Kim Binsted


Kim Binsted is a professor in the Information and Computer Sciences Department at the University of Hawaii. Binsted's work explores artificial intelligence, human-computer interfaces, and long-duration human space exploration.

Biography

Binsted completed her B.Sc. in Physics at McGill University in 1991. During her time at McGill she was a founding member of Montreal's On The Spot improv comedy troupe.
Her Ph.D. in Artificial Intelligence was received from the University of Edinburgh in 1996. During her time at the University of Edinburgh she performed in what is now the Edinburgh Fringe's longest running improvised comedy troupe, The Improverts.
Between 1997 and 1999, Binsted worked as an Associate Researcher at Sony's Computer Science Laboratories in Tokyo on human-computer interfaces.
During the summer of 2003 and 2004 Binsted was a NASA Summer Faculty Fellow at Ames Research Center in the Neuroengineering Lab where she the worked on sub-vocal speech recognition technology.
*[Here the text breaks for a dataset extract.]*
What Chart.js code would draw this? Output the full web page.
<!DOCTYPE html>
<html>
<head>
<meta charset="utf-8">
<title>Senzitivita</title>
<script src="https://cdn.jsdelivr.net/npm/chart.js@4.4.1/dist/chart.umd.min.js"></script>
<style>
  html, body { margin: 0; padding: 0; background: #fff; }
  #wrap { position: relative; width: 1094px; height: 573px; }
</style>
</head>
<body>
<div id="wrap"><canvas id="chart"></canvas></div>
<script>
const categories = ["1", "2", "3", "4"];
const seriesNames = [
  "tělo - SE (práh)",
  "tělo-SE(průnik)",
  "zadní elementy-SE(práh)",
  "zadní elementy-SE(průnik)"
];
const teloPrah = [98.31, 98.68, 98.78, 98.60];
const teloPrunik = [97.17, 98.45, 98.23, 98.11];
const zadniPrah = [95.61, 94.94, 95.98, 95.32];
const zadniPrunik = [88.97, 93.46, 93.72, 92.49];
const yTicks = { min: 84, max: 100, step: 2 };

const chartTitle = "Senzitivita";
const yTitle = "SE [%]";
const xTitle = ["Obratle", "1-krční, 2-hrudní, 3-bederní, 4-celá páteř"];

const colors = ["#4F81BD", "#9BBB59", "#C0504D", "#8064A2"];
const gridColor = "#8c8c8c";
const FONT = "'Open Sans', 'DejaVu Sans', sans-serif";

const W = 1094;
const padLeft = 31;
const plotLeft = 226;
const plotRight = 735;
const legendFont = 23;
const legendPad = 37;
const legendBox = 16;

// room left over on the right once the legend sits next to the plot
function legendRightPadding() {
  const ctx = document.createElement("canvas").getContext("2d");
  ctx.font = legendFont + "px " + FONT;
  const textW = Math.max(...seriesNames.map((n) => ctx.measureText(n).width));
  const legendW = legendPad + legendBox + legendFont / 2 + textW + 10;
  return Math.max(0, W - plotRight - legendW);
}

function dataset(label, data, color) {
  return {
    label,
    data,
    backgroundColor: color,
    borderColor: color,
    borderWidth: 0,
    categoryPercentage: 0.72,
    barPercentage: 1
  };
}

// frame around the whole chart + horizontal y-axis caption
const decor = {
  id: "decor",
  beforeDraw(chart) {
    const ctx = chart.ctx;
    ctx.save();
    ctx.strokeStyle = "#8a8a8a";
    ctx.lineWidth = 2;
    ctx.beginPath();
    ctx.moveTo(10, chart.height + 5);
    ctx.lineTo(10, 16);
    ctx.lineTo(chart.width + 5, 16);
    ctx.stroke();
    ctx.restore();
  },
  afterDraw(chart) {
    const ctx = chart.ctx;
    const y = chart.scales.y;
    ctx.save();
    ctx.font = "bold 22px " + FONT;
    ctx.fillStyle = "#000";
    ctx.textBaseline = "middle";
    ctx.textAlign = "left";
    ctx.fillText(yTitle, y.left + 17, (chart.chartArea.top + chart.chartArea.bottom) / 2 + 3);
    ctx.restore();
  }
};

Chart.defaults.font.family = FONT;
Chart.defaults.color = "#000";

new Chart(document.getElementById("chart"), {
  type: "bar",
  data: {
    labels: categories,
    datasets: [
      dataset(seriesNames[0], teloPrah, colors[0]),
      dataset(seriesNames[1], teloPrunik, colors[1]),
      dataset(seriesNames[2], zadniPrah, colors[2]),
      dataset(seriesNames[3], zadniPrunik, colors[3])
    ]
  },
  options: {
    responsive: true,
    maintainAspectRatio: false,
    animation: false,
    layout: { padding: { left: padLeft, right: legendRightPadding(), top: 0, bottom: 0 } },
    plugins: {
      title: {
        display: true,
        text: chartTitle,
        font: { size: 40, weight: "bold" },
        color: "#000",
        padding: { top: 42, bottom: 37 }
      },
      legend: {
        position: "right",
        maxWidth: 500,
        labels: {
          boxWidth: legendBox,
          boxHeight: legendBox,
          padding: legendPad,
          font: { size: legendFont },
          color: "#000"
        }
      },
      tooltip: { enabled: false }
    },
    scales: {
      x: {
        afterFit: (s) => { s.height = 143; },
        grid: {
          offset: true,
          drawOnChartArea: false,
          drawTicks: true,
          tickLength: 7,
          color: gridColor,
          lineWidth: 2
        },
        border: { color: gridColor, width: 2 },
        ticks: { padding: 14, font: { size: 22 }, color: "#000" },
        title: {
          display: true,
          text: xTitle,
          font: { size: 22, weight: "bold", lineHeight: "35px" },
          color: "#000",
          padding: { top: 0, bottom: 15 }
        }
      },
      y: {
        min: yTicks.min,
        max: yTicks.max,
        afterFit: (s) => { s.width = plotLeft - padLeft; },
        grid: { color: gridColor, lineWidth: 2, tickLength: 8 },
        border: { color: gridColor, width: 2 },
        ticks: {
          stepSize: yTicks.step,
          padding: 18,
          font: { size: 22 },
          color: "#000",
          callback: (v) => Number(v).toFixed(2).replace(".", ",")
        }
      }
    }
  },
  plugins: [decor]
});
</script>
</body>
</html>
She held the post of Chief Scientist on the FMARS 2007 Long Duration Mission, which entailed a four-month Mars exploration analogue on Devon Island in the Canadian High Arctic. On sabbatical during 2009 Binsted visited scientists at the Canadian Space Agency to work on the CSA's planetary analogues program. From 2002 to 2014 she was a team member at the UH-NASA Astrobiology Institute.
In 2017, she was one of seventy-two applicants to become a Canadian astronaut. She was unsuccessful.
Binsted is the principal investigator on HI-SEAS.